We've been using Git as our version control but as the team grows, there are more and more pains when it comes to getting all our changes onto a single branch ready for a deployment.
I'm wondering if maybe we're outgrowing Git as an effective collaboration tool. I know there are large OSS projects with many developers that use Git but there also tend to be some gatekeepers responsible for the merging of branches into the final build/deployment branch.
In an office environment, where the developers are relatively independent and can be trusted to merge their own changes, how many people can effectively collaborate on Git?

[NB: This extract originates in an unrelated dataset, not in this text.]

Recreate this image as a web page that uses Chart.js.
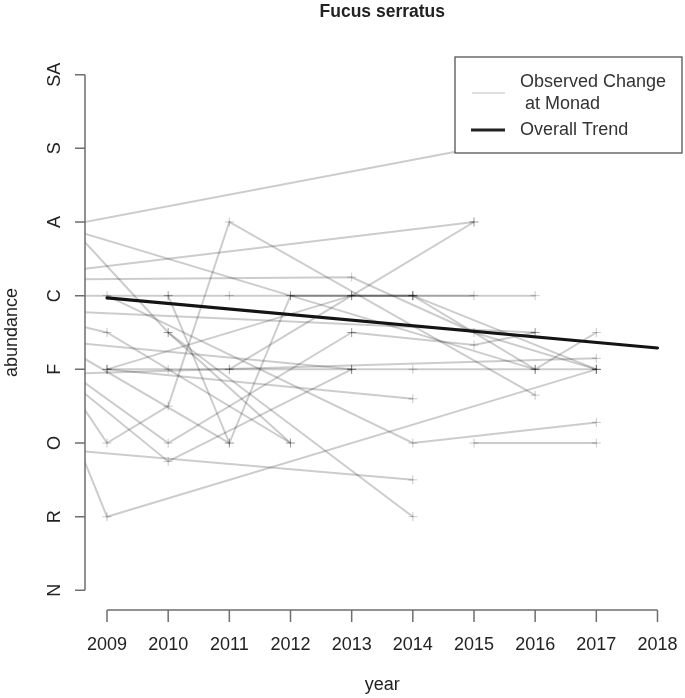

Additionally, are there any tips for effective use of Git? We've been using the rebase workflow, I'm not entirely convinced switching to a merge based workflow would improve the situation but then, I haven't seen a formal description of how a large group would work together in a merge workflow (It seems like the history would just turn into merge hell).
Addendum:
So that it's easy to find for anyone else wondering:
- We're using a feature branch strategy
- The code base is well organized and pretty clean. It's Python (with some HTML/JS), MVC via pyramid for the web app, separate package (different top level folder in same repo, itself split up into well defined layers) for a large chunk of the non-web specific application functionality.
- We experience pain as far as merging code because developers are frequently making changes in the same files, like, one dev owns auth, so they're touching the views, etc... related to auth, but another dev is handling internationalization, so they're touching all the views, etc.